◆ DIRECTION: Leave out the pictures, and write out exactly the lines from the beginning of the material to the line holding "['0', '0.2', '0.4', '0.6', '0.8', '1', '1.2', '1.4'];", that line included, and nothing else.

◆ AVAILABLE DATA:
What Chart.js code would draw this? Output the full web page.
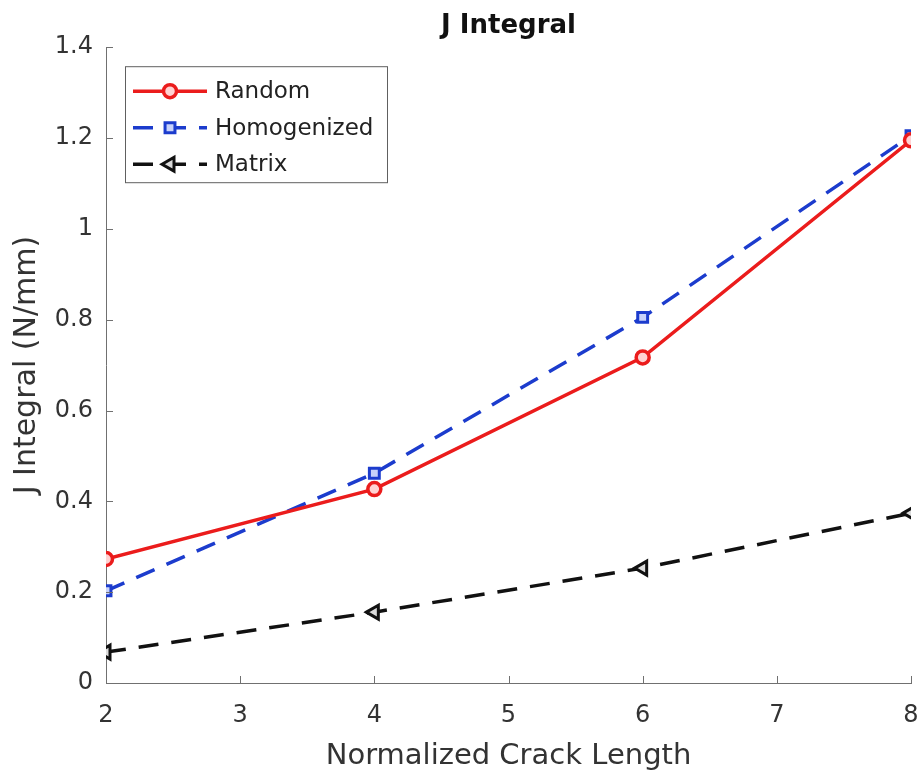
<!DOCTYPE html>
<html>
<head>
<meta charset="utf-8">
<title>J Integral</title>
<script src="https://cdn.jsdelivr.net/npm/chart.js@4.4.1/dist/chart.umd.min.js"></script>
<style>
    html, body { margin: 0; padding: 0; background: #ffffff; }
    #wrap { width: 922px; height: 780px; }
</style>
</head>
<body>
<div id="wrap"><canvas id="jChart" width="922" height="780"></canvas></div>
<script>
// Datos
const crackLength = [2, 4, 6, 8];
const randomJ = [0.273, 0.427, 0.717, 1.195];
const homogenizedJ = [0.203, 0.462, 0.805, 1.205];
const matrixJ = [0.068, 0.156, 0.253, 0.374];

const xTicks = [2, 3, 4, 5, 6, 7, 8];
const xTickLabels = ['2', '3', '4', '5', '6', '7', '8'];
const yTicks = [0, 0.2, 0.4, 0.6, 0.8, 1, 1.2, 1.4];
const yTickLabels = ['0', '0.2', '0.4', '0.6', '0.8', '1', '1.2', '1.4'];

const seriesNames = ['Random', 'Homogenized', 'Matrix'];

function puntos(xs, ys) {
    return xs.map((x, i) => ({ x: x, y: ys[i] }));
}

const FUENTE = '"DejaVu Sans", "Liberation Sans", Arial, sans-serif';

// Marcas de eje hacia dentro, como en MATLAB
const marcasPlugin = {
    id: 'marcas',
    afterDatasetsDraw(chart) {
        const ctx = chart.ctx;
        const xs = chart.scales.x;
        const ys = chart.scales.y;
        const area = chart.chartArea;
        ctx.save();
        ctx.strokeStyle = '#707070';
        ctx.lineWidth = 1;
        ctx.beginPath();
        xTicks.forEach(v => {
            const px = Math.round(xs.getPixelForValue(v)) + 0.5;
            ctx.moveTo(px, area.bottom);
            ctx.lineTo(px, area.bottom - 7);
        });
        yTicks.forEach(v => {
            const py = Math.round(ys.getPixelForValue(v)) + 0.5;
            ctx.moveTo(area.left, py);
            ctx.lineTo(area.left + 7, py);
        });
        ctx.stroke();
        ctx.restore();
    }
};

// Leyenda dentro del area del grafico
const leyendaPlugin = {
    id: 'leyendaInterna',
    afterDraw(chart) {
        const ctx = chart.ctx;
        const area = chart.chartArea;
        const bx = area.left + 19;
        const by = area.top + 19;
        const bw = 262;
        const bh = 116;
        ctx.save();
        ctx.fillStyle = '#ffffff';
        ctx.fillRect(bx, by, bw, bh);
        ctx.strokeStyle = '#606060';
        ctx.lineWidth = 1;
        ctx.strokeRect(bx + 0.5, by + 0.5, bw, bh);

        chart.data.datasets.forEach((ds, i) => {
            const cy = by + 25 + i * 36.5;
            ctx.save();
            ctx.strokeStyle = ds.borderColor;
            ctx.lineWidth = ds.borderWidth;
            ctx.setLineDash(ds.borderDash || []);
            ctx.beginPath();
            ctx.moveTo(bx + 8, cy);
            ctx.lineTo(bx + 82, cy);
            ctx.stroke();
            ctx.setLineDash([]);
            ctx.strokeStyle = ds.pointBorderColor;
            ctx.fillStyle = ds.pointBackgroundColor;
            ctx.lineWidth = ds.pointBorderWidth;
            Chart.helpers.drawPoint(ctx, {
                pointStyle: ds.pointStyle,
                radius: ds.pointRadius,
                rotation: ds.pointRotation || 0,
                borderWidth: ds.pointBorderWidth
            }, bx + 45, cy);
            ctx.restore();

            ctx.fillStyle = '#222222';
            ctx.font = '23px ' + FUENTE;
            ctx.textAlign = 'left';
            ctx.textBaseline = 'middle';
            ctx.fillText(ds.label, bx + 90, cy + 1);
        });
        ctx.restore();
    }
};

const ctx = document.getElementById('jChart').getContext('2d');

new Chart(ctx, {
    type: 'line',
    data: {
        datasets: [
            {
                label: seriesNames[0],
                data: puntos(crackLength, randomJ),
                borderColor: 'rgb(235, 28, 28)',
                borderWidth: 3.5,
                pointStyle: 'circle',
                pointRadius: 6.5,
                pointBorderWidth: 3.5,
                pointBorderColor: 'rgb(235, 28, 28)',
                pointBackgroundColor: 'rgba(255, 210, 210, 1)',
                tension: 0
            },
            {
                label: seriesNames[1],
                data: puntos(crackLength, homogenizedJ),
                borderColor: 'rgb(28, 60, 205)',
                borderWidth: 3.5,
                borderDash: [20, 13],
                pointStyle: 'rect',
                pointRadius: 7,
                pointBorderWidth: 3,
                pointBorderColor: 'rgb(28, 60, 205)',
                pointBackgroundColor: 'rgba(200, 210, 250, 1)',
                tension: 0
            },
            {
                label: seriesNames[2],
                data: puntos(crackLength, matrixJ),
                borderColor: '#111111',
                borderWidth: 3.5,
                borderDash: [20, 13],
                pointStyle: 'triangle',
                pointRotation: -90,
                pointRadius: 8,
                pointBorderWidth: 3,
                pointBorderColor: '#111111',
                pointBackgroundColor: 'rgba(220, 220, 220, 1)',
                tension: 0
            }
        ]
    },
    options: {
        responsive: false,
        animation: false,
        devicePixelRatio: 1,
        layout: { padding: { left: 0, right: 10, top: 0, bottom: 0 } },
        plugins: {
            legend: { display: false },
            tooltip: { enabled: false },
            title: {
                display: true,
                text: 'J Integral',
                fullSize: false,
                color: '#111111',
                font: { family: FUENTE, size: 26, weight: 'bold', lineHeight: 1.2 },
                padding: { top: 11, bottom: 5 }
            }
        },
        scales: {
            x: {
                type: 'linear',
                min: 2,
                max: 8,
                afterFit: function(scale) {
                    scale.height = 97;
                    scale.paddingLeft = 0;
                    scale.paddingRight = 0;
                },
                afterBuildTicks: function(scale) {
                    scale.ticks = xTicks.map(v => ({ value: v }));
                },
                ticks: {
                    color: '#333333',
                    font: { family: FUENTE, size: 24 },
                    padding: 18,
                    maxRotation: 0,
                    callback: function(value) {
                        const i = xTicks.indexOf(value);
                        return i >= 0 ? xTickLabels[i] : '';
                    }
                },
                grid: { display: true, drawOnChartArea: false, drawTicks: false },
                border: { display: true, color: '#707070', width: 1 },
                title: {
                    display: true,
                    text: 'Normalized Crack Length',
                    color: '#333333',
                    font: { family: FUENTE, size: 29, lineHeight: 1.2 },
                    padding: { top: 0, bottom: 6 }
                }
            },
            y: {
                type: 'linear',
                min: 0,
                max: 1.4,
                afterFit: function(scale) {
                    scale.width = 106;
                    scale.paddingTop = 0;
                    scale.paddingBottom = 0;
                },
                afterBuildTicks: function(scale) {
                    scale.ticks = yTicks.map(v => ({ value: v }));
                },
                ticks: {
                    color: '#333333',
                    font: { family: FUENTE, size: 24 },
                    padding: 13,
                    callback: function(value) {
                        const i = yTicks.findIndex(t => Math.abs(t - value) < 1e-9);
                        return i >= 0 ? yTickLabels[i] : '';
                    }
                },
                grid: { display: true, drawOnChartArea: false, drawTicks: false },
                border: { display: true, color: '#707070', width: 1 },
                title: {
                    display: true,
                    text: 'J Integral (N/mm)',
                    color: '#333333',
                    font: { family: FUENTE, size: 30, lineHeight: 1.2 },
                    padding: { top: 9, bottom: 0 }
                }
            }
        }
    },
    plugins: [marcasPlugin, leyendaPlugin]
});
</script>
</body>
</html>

◆ CORRECT OUTPUT:
What Chart.js code would draw this? Output the full web page.
<!DOCTYPE html>
<html>
<head>
<meta charset="utf-8">
<title>J Integral</title>
<script src="https://cdn.jsdelivr.net/npm/chart.js@4.4.1/dist/chart.umd.min.js"></script>
<style>
    html, body { margin: 0; padding: 0; background: #ffffff; }
    #wrap { width: 922px; height: 780px; }
</style>
</head>
<body>
<div id="wrap"><canvas id="jChart" width="922" height="780"></canvas></div>
<script>
// Datos
const crackLength = [2, 4, 6, 8];
const randomJ = [0.273, 0.427, 0.717, 1.195];
const homogenizedJ = [0.203, 0.462, 0.805, 1.205];
const matrixJ = [0.068, 0.156, 0.253, 0.374];

const xTicks = [2, 3, 4, 5, 6, 7, 8];
const xTickLabels = ['2', '3', '4', '5', '6', '7', '8'];
const yTicks = [0, 0.2, 0.4, 0.6, 0.8, 1, 1.2, 1.4];
const yTickLabels = ['0', '0.2', '0.4', '0.6', '0.8', '1', '1.2', '1.4'];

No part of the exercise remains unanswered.